◆ **What needs to be done**: Filter the entries that follow, copying every line in which the word "this" appears.

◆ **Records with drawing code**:
##########

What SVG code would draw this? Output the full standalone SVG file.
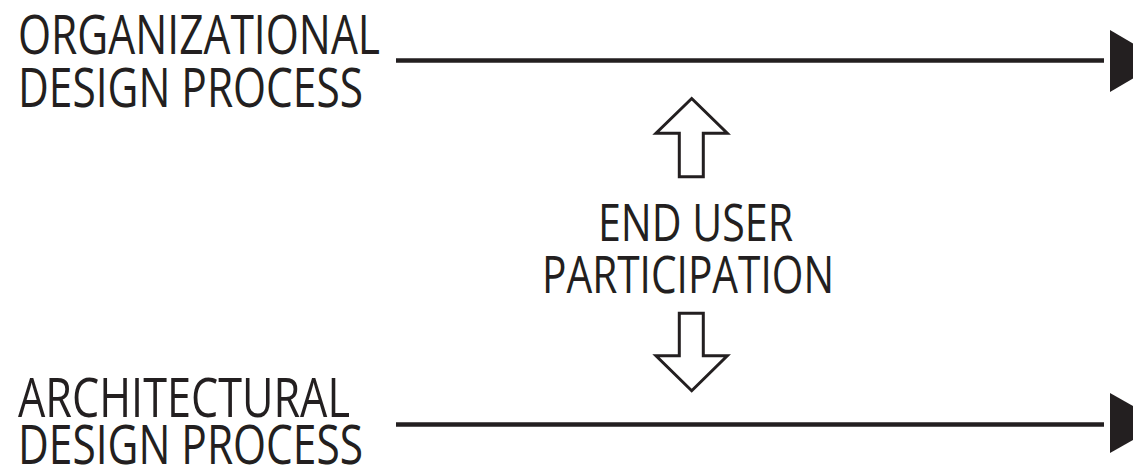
<svg xmlns="http://www.w3.org/2000/svg" width="1133" height="470" viewBox="0 0 1133 470">
<style>
.lbl{font-family:"Open Sans","Noto Sans","Liberation Sans",sans-serif;font-size:54px;fill:#231f20}
.mid{font-size:51px;text-anchor:middle}
.flow{stroke:#231f20;stroke-width:4.5;fill:none}
.head{fill:#231f20}
.block{fill:#fff;stroke:#231f20;stroke-width:3;stroke-linejoin:miter}
</style>
<rect width="1133" height="470" fill="#fff"/>
<g id="org-label">
<text class="lbl" x="18" y="54" textLength="362" lengthAdjust="spacingAndGlyphs">ORGANIZATIONAL</text>
<text class="lbl" x="18" y="107" textLength="345" lengthAdjust="spacingAndGlyphs">DESIGN PROCESS</text>
</g>
<g id="arch-label">
<text class="lbl" x="18" y="417" textLength="332" lengthAdjust="spacingAndGlyphs">ARCHITECTURAL</text>
<text class="lbl" x="18" y="464" textLength="345" lengthAdjust="spacingAndGlyphs">DESIGN PROCESS</text>
</g>
<g id="participation">
<text class="lbl mid" x="695.5" y="241" textLength="195" lengthAdjust="spacingAndGlyphs">END USER</text>
<text class="lbl mid" x="688" y="293" textLength="292" lengthAdjust="spacingAndGlyphs">PARTICIPATION</text>
</g>
<g id="connectors">
<line class="flow" x1="396" y1="60.5" x2="1104" y2="60.5"/>
<polygon class="head" points="1110,30 1163,61 1110,92"/>
<line class="flow" x1="396" y1="424.5" x2="1104" y2="424.5"/>
<polygon class="head" points="1110,393 1163,423 1110,453"/>
<polygon id="up-arrow" class="block" points="691.7,98.5 727.3,133.3 703.3,133.3 703.3,176.7 679.3,176.7 679.3,133.3 656,133.3"/>
<polygon id="down-arrow" class="block" points="679.3,313.3 703.3,313.3 703.3,355.7 727.3,355.7 691.7,390.7 656,355.7 679.3,355.7"/>
</g>
</svg>
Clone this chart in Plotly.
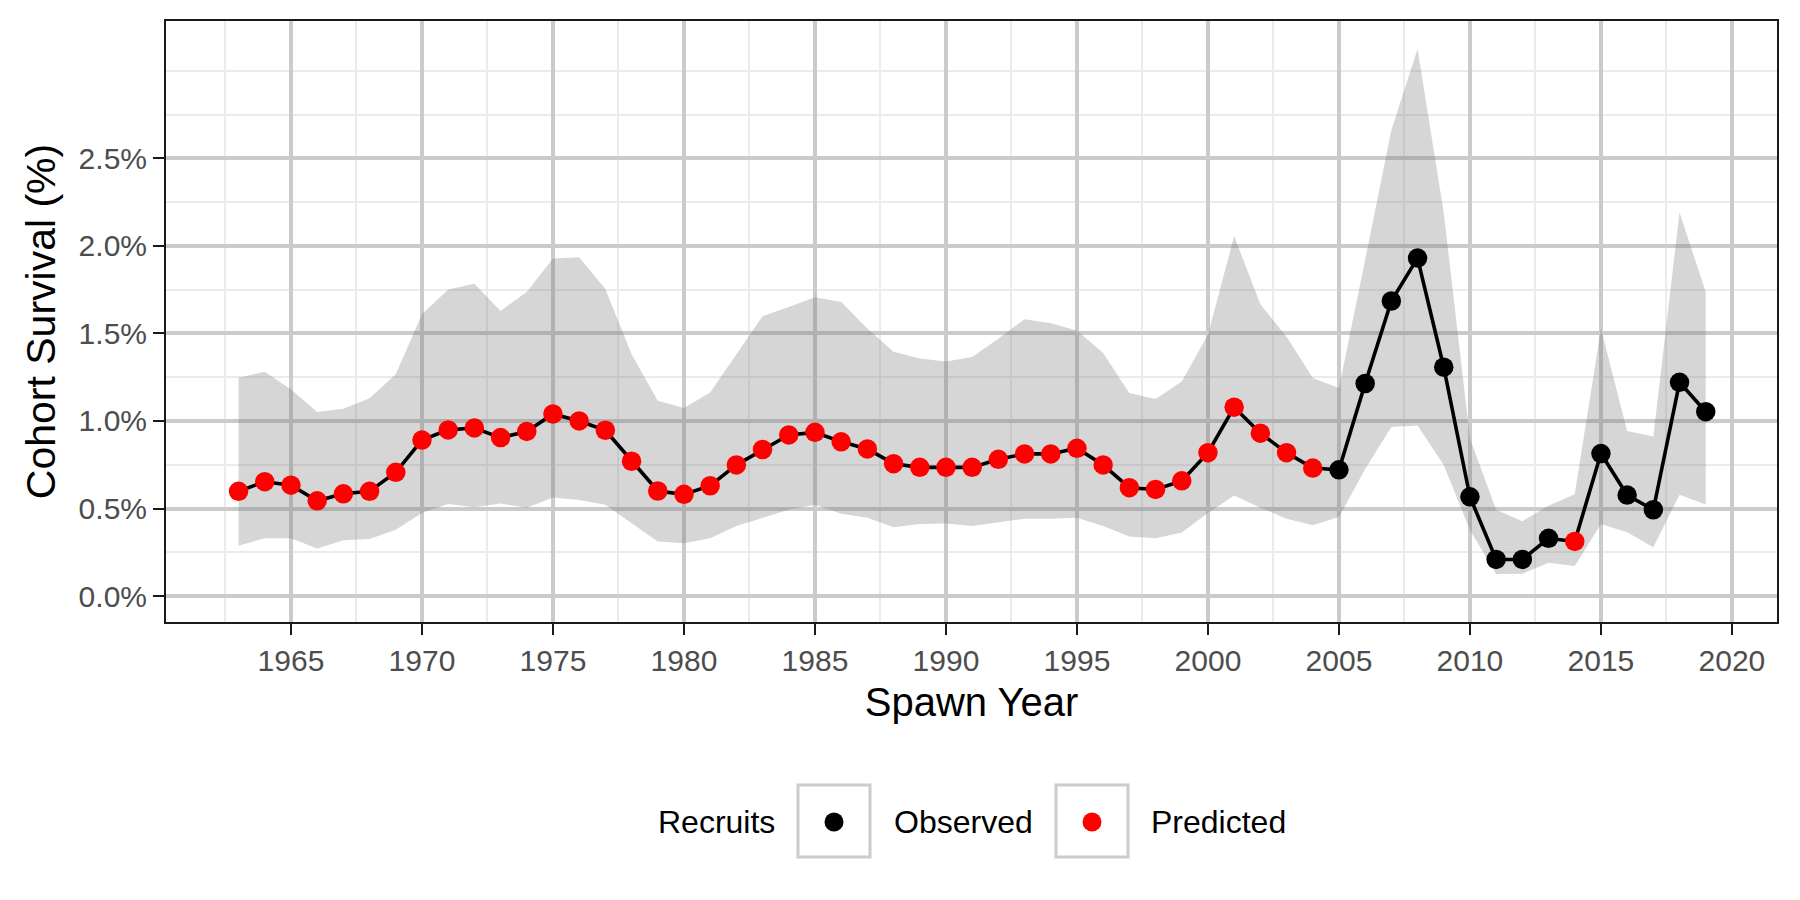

##########

◆ **Response to the exercise**:
What SVG code would draw this? Output the full standalone SVG file.
Clone this chart in Plotly.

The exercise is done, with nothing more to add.